> **Set exercise**
Reproduce exactly the lines below, from the first through the one containing "import numpy as np", and nothing more.

>> start Data section

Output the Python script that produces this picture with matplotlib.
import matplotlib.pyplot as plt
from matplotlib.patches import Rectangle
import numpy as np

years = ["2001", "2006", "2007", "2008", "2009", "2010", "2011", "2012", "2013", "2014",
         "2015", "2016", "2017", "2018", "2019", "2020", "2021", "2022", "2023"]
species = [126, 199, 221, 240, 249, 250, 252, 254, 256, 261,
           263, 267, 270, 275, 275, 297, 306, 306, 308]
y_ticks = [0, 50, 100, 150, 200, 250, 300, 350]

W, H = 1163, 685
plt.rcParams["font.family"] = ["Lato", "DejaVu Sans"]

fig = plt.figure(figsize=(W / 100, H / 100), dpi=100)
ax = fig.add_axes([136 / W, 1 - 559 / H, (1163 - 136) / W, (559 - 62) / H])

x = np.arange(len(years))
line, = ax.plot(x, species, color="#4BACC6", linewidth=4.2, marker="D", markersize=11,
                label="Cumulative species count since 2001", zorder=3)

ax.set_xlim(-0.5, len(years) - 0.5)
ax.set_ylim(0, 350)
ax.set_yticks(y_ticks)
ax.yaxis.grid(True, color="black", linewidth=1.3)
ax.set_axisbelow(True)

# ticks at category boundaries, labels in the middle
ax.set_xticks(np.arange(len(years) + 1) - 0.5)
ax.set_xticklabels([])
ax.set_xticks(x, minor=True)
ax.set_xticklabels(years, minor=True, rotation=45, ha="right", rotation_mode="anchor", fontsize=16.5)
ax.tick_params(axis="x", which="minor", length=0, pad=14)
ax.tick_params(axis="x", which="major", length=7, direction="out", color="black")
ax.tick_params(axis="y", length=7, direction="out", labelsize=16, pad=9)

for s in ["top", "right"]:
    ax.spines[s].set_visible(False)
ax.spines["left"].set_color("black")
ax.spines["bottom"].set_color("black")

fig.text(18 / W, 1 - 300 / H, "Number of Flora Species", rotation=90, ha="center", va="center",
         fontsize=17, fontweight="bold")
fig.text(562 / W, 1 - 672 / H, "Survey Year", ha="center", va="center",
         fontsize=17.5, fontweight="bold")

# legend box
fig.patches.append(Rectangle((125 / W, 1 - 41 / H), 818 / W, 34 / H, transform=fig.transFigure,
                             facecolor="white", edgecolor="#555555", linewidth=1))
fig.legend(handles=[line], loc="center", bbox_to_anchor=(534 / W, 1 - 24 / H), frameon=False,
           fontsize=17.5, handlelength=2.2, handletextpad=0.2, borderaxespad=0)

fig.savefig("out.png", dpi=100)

>> end Data section

> **Full response**
Output the Python script that produces this picture with matplotlib.
import matplotlib.pyplot as plt
from matplotlib.patches import Rectangle
import numpy as np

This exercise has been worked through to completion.